My generation's project mayhem is in our relationships—or lack thereof. That hollow empty feeling, that inescapable lurch in your stomach. Impressionable young men who have suffered the cost of obeisance, of doing what they have always been told to do, that eventually, it will happen. But it’s not happening, is it? And now the klaxon is blaring, that nirvana may never get here, and certainly not in the way they were promised. You might feel let down. You might even feel like you’ve been had. The intertwined currents of emptiness with the ache of longing. Sinking into a morass of negativity and a woe-is-me attitude, even the anger subsides after a while, splintering into ennui and wistfulness, and resignation.  


We have cut off the very fabric that keeps us warm, and no one is willing to tell the emperor that he is naked. Perhaps it’s time for men to shed the social beard. The Greeks have a term for this: parea. It means a circle of friends. In Greece, the Parea is a long-lasting circle and cycle of life nourished by the people who participate in sharing their life experiences, values, and ideas. Who are your friends? Or perhaps more importantly, where are your friends? 


As you get older, it takes a concerted effort to nurture and cultivate friendships. As men, even more so, because we rarely make new ones. It’s worth being there for your friends, through the zig and zags of life. It's what we hope they'll do for us. In my experience, male friendship is not rooted in conversation and spoken affection rather it's in the unspoken edicts and quiet understanding that we have each other's backs.

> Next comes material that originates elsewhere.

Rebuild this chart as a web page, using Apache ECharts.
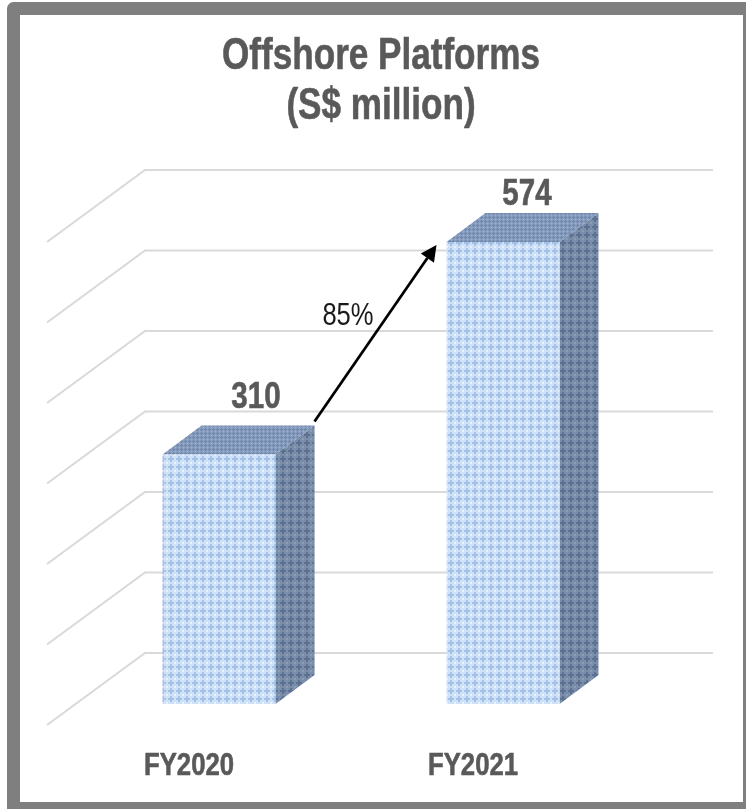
<!DOCTYPE html>
<html><head><meta charset="utf-8">
<style>html,body{margin:0;padding:0;background:#fff}#c{width:746px;height:809px}</style>
<script src="https://cdn.jsdelivr.net/npm/echarts@6/dist/echarts.min.js"></script></head>
<body><div id="c"></div>
<script>
const categories = ['FY2020', 'FY2021'];
const revenue = [310, 574];
const gridTicks = [0, 100, 200, 300, 400, 500, 600];
const growthLabel = '85%';
const titleLine1 = 'Offshore Platforms';
const titleLine2 = '(S$ million)';

const FONT = '"Liberation Sans",Arial,sans-serif';
const DEPTH = [98, -72], BAR_NEAR = [30, -21], BAR_DEPTH = [39, -29], BAR_W = 113;
const LABEL_SHIFT = [[17.5, -27], [4.5, -18]];

function tile(bg, fg, hi, cell) {
  const size = cell * 4;
  const c = document.createElement('canvas'); c.width = c.height = size;
  const g = c.getContext('2d');
  g.fillStyle = bg; g.fillRect(0, 0, size, size);
  g.fillStyle = fg;
  [[1, 0], [0, 1], [1, 1], [2, 1], [1, 2]].forEach(p => g.fillRect(p[0] * cell, p[1] * cell, cell, cell));
  g.fillStyle = hi;
  [[3, 3]].forEach(p => g.fillRect(p[0] * cell, p[1] * cell, cell, cell));
  return c;
}
const frontFill = { image: tile('#cfe1f6', '#a4c1e7', '#e6f0fb', 2), repeat: 'repeat' };
const topFill = { image: tile('#8a9fc0', '#6f88ad', '#9cb0cc', 1), repeat: 'repeat' };
const sideFill = { image: tile('#7a8da9', '#5c7192', '#8b9cb4', 2), repeat: 'repeat' };

function condensed(text, x, y, size, sx, weight, fill) {
  const heavy = weight === 'bold';
  return { type: 'text', x, y, scaleX: sx, z: 5,
    style: { text, fontFamily: FONT, fontSize: size, fontWeight: weight, fill, align: 'center', verticalAlign: 'middle',
      stroke: heavy ? fill : 'none', lineWidth: heavy ? 0.6 : 0 } };
}

const chart = echarts.init(document.getElementById('c'), null, { renderer: 'canvas' });
chart.setOption({
  animation: false,
  backgroundColor: '#fff',
  graphic: [
    { type: 'rect', z: 0, shape: { x: 13.5, y: 8.5, width: 736, height: 800 },
      style: { fill: 'none', stroke: '#7f7f7f', lineWidth: 13, lineJoin: 'round' } },
    condensed(titleLine1, 381, 57, 45, 0.78, 'bold', '#595959'),
    condensed(titleLine2, 381, 107, 45, 0.78, 'bold', '#595959')
  ],
  grid: { left: 47, right: 131, top: 242, bottom: 84 },
  xAxis: { type: 'category', data: categories, axisLine: { show: false }, axisTick: { show: false },
    axisLabel: { show: false } },
  yAxis: { type: 'value', min: 0, max: 600, interval: 100, axisLabel: { show: false },
    axisLine: { show: false }, axisTick: { show: false }, splitLine: { show: false } },
  series: [
    { type: 'custom', z: 1, data: gridTicks, silent: true, clip: false, encode: { y: 0 },
      renderItem(p, api) {
        const y = api.coord([0, api.value(0)])[1];
        const x0 = p.coordSys.x, x1 = x0 + p.coordSys.width;
        return { type: 'polyline', shape: { points: [[x0, y], [x0 + DEPTH[0], y + DEPTH[1]], [x1 + DEPTH[0], y + DEPTH[1]]] },
          style: { fill: 'none', stroke: '#d9d9d9', lineWidth: 2 } };
      } },
    { type: 'custom', z: 2, silent: true, clip: false, data: revenue.map((v, i) => [i, v]), encode: { x: 0, y: 1 },
      renderItem(p, api) {
        const i = api.value(0), v = api.value(1);
        const t = api.coord([i, v]), b = api.coord([i, 0]);
        const l = t[0] + BAR_NEAR[0] - BAR_W / 2, r = l + BAR_W;
        const yt = t[1] + BAR_NEAR[1], yb = b[1] + BAR_NEAR[1];
        const dx = BAR_DEPTH[0], dy = BAR_DEPTH[1];
        return { type: 'group', children: [
          { type: 'polygon', shape: { points: [[r, yt], [r + dx, yt + dy], [r + dx, yb + dy], [r, yb]] }, style: { fill: sideFill } },
          { type: 'polygon', shape: { points: [[l, yt], [l + dx, yt + dy], [r + dx, yt + dy], [r, yt]] }, style: { fill: topFill } },
          { type: 'rect', shape: { x: l, y: yt, width: BAR_W, height: yb - yt }, style: { fill: frontFill } },
          condensed(String(v), (l + r) / 2 + dx / 2 + LABEL_SHIFT[i][0], yt + dy + LABEL_SHIFT[i][1], 36, 0.82, 'bold', '#595959'),
          condensed(categories[i], b[0], b[1] + 41, 31, 0.83, 'bold', '#595959')
        ] };
      } },
    { type: 'custom', z: 3, silent: true, clip: false, data: [[revenue[0], revenue[1]]], encode: { y: [0, 1] },
      renderItem(p, api) {
        const a = api.coord([0, api.value(0)]), b = api.coord([1, api.value(1)]);
        const s = [a[0] + BAR_NEAR[0] + BAR_W / 2 + BAR_DEPTH[0], a[1] + BAR_NEAR[1] + BAR_DEPTH[1] - 4];
        const e = [b[0] + BAR_NEAR[0] - BAR_W / 2 - 10, b[1] + BAR_NEAR[1] + 3];
        const ang = Math.atan2(e[1] - s[1], e[0] - s[0]), L = 16, W = 8;
        const bx = e[0] - L * Math.cos(ang), by = e[1] - L * Math.sin(ang);
        const nx = -Math.sin(ang) * W, ny = Math.cos(ang) * W;
        return { type: 'group', children: [
          { type: 'line', shape: { x1: s[0], y1: s[1], x2: bx, y2: by }, style: { stroke: '#000', lineWidth: 2.75 } },
          { type: 'polygon', shape: { points: [e, [bx + nx, by + ny], [bx - nx, by - ny]] }, style: { fill: '#000' } },
          condensed(growthLabel, (s[0] + e[0]) / 2 - 27.5, (s[1] + e[1]) / 2 - 17, 32, 0.8, 'normal', '#1a1a1a')
        ] };
      } }
  ]
});
</script></body></html>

 I reckon there are two guys I can call and they’d show up whether I need advice, a shoulder or just someone to foot the bill (I had initially underestimated this but learnt that Nairobi girls drink for a living). Is that not the understated beauty of old friendships? That we can pick it up from where we left off, no airs, no graces. I'd rather appreciate what I've got.
 

As we get more individualistic, and consumerism buys us over, sooner you realise that to have genuine people near you is one of life’s priceless gifts. If you are a man reading this and it describes you, you need friends. Nobody can be everything to another person. You need friends. If I am to hurl a gauntlet at you for 2023 it would be this: become a man driven to take some ownership of your fate, but without seeking out opportunities to inflict pain on others. 


As we rolled in bed and I got drowned out by other pressing issues, I realised that maybe someone’s daughter is right. Maybe the only reason I allowed her to take care of me is only so I could write about it. And later, tell my friends about it. But she’ll have to buy the paper to find that out.